別稿「玉三郎の稲葉家お孝」でヴェルディの歌劇「椿姫」のヒロイン・ヴィオレッタのことを対照しましたが、ヴィオレッタと云う役もベルカントかヴェリズモかという議論になることがしばしばあります。これは性格が割れていると云うことではなく、役が持つ表現のダイナミクスがそれだけ大きいと云うことなのでしょう。しかし、役に統一性を持たせようとするとそこが苦労の種で、どちらの要素に重きを置くかによって役の様相が変わることになります。稲葉屋お孝についても、同じようなことが云えそうです。
ただし「日本橋」幕切れについては、互角だと思います。玉三郎のお孝の時の台本では、お孝が伝吉から刀を奪い取って伝吉を刺す・さらに揉み合ううちにお孝も刺されると云う結末(こちらが鏡花の原作小説の結末です・多分玉三郎に拠る改訂だと思います)になっています。こちらだと、お孝が最後の振り絞った怒りの力(=女形の力強さ)が実感されて、これは良いと思います。一方、新派台本であると、まずお孝が伝吉に斬られて・揉み合ううちに伝吉が刺される段取りになっていて・これだと順序が逆になりますが、なるほど八重子のお孝の場合ならば、この段取りの方が女の哀れ(=女優の実)が利いて、これもなかなか悪くないと感じるのです。
全体として八重子のお孝は、全体として古典的に・しっとりし落ち着いた印象を醸し出し、古き良き大正ロマンの雰囲気を漂わせています。ただし、これは戦後昭和の時代から過去を振り返って見た時の「懐かしの」感覚であるとは云えます。鏡花の小説の世界のなかにあったはずの・妖しいほどのめくるめく色彩・どろどろした情念の蠢きが遠のいて、それらが一葉のセピア色の古い写真のように見えて来ます。
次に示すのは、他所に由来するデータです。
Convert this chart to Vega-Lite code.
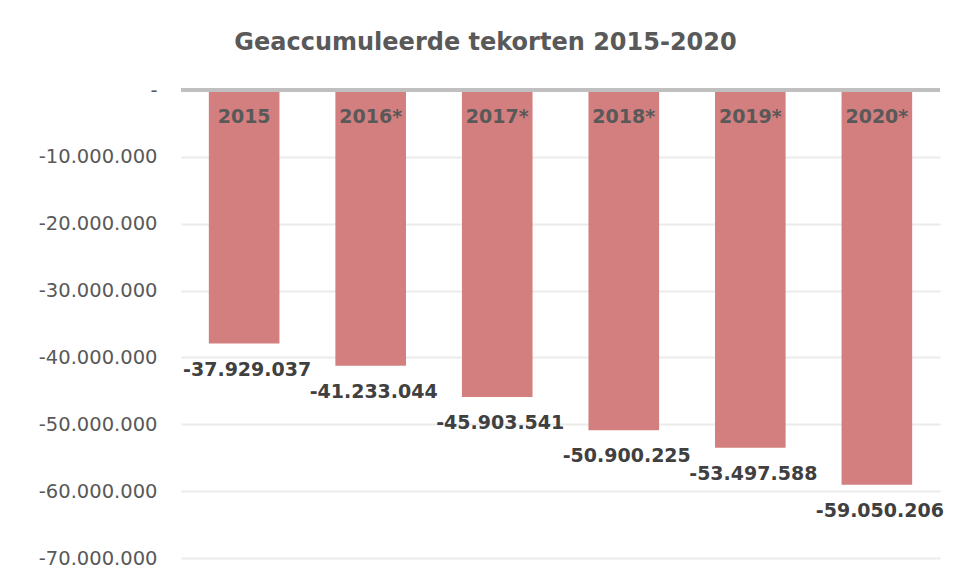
{
  "$schema": "https://vega.github.io/schema/vega-lite/v6.json",
  "width": 759,
  "height": 468,
  "autosize": {"type": "none"},
  "padding": {"left": 181, "top": 90, "right": 17, "bottom": 22},
  "background": "#ffffff",
  "config": {
    "view": {"stroke": null},
    "locale": {"number": {"decimal": ",", "thousands": ".", "grouping": [3], "currency": ["€", ""], "minus": "-"}}
  },
  "title": {
    "text": "Geaccumuleerde tekorten 2015-2020",
    "font": "DejaVu Sans",
    "fontSize": 24,
    "fontWeight": "bold",
    "color": "#595959",
    "anchor": "middle",
    "frame": "group",
    "baseline": "alphabetic",
    "offset": 6,
    "dx": -75
  },
  "data": {
    "values": [
      {"jaar": "2015", "tekort": -37929037},
      {"jaar": "2016*", "tekort": -41233044},
      {"jaar": "2017*", "tekort": -45903541},
      {"jaar": "2018*", "tekort": -50900225},
      {"jaar": "2019*", "tekort": -53497588},
      {"jaar": "2020*", "tekort": -59050206}
    ]
  },
  "encoding": {
    "x": {
      "field": "jaar",
      "type": "nominal",
      "sort": null,
      "scale": {"paddingInner": 0.442, "paddingOuter": 0.22},
      "axis": null
    }
  },
  "layer": [
    {
      "mark": {"type": "bar", "color": "#d47f7f"},
      "encoding": {
        "y": {
          "field": "tekort",
          "type": "quantitative",
          "scale": {"domain": [-70000000, 0], "nice": false},
          "axis": {
            "values": [0, -10000000, -20000000, -30000000, -40000000, -50000000, -60000000, -70000000],
            "labelExpr": "datum.value == 0 ? '-' : format(datum.value, ',')",
            "labelFont": "DejaVu Sans",
            "labelFontSize": 19.5,
            "labelColor": "#595959",
            "labelPadding": 24,
            "ticks": false,
            "domain": false,
            "title": null,
            "grid": true,
            "gridColor": "#ebebeb",
            "gridWidth": 2
          }
        }
      }
    },
    {
      "mark": {"type": "rule", "color": "#bfbfbf", "strokeWidth": 3},
      "encoding": {"y": {"datum": 0, "type": "quantitative"}, "x": {"value": 0}, "x2": {"value": 759}}
    },
    {
      "mark": {"type": "text", "font": "DejaVu Sans", "fontSize": 19, "fontWeight": "bold", "color": "#595959", "baseline": "middle", "dy": 27},
      "encoding": {
        "y": {"datum": 0, "type": "quantitative"},
        "text": {"field": "jaar"}
      }
    },
    {
      "mark": {"type": "text", "font": "DejaVu Sans", "fontSize": 19, "fontWeight": "bold", "color": "#404040", "baseline": "middle", "dy": 26, "dx": 3},
      "encoding": {
        "y": {"field": "tekort", "type": "quantitative"},
        "text": {"field": "tekort", "type": "quantitative", "format": ","}
      }
    }
  ]
}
それが悪いと云うのではありません。これが女形から女優の時代へと移行した戦後昭和の新派が醸し出す感触なのです。ここから約半世紀が過ぎたところで振り返って見れば、この頃から新派ははっきり「過去形」の時代に入ったのです。
ところで今回(昭和49年10月国立劇場)の上演は川口松太郎による改訂本に拠るもので、序幕にプロローグの形で学生時代の葛木の姉の思い出を回想する「薬研堀の裏長屋」の場が付けられています。まあこれは親切だとも云えますが、舞台で見ると説明的に過ぎるようです。翠扇の姉おしまが葛木(吉右衛門)のおっかさんのように見えてしまうのが、損なところがあります。葛木の姉への思慕が利いて来ないのだなあ。しかし、吉右衛門は当時30歳ですが、立派な葛木を見せてくれました。台詞もリズム良く聞かせて、当時の吉右衛門の痩せた細身の姿が葛木にとても良く似合います。その他菅原の伝吉・安井の巡査など手揃いで見せてくれました。